Case	Initial Temperature K	Pressure Pa	Conductivity S/m	Excess Air Coefficient	Percentage of Ionized Seeds	Magnetic Field Intensity T
1	600	101,325	2.9	0.9	5%	0
2	600	101,325	2.9	0.9	5%	0.6
3	900	101,325	7.5	0.9	5%	0.6
4	1200	101,325	11.8	0.9	5%	0.6

. Figure 7 shows the combustion flame morphology at different initial temperatures.

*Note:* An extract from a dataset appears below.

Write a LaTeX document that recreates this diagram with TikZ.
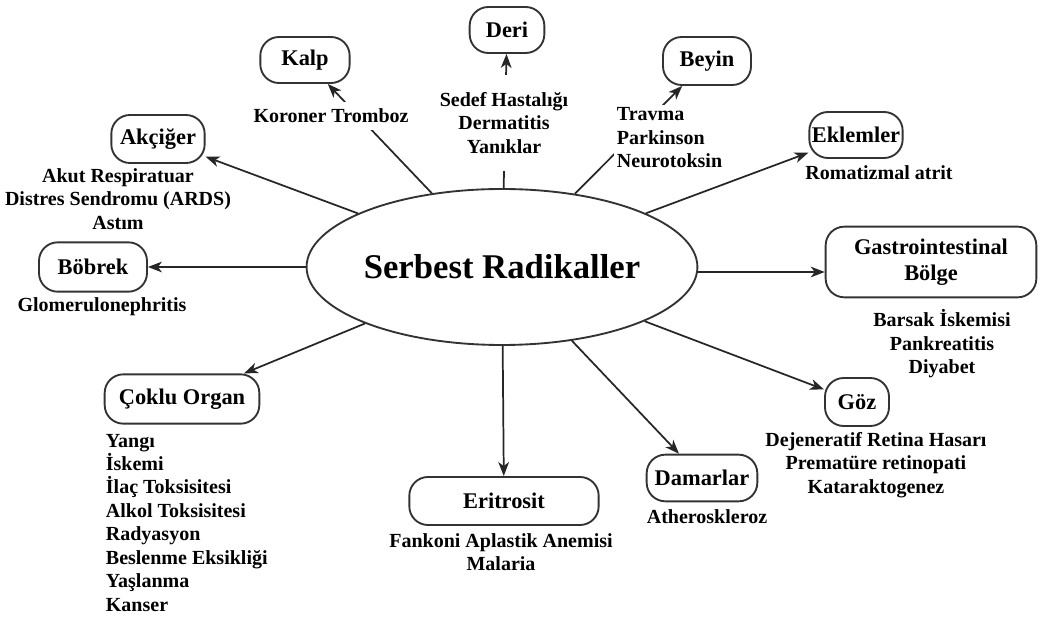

From Figure 7a, it can be seen that the residual gas coefficient is equal to 0.9, and the flame does not deflect in the absence of a magnetic field. As shown in Figure 7b–d, the degree of flame deflection is minimal at an initial temperature of 600 K. At an initial temperature of 1200 K, the degree of flame deflection is maximal. Because the initial temperature of the chemical reactants increases, the chemical equilibrium temperature also increases. The ionization decomposition rate of K₂CO₃ seeds increases; the number of ionized particles in the gas increases; and the conductivity increases. Under the control of a magnetic field, charged ions undergo deflection under the Lorentz force, exhibiting the flame deflection phenomenon shown in the figure at a macroscopic level. The experimental results confirmed the consistency of the conductivity variation pattern shown in Figure 5b. The external electromagnetic field significantly improves combustion efficiency through ionization regulation and combustion dynamics optimization, which, in turn, improves ionization; K₂CO₃ is fused at high temperatures to form ionic conductors, which combine with electromagnetic fields to construct an electrical reaction. The electromagnetic field achieves dynamic management of the combustion process by regulating the degree of ionization.

4. Conclusions

This article introduces the calculation method of seed-induced gas plasma ionization characteristics, and analyzes gas plasma ionization characteristics based on a methane/air/1% K₂CO₃ mixed combustion scheme. The main conclusions are as follows:

(1)

Based on the same initial reaction conditions, a high-temperature environment is beneficial to the ionization characteristics of gas plasma. Above 1500 K, after adding K₂CO₃ ionization seeds into the gas, it gradually shows ionization characteristics, and these characteristics become more pronounced as the combustion temperature increases.

(2)

For alkali metal salt ionization seeds, their ionization process requires absorbing of the heat released by combustion reactions and releasing free electrons. As a result, ionized seeds endow gas with certain conductive properties, forming seed-induced gas plasma.

(3)

For combustion reactions, increasing the initial temperature of reactants is beneficial for improving the ionization characteristics of seed-induced gas plasma.

(4)

Alkali metal salt K₂CO₃ is a powdery crystal at room temperature, easily soluble in water, and can be sprayed with fluidized solid powder using a fluidized bed device. Alkali metal salts have lower costs and higher safety during manufacturing, storage, and use, even in high overload environments. From the perspective of seed characteristics, alkali metal salts are more suitable for use in the field of open air flow control.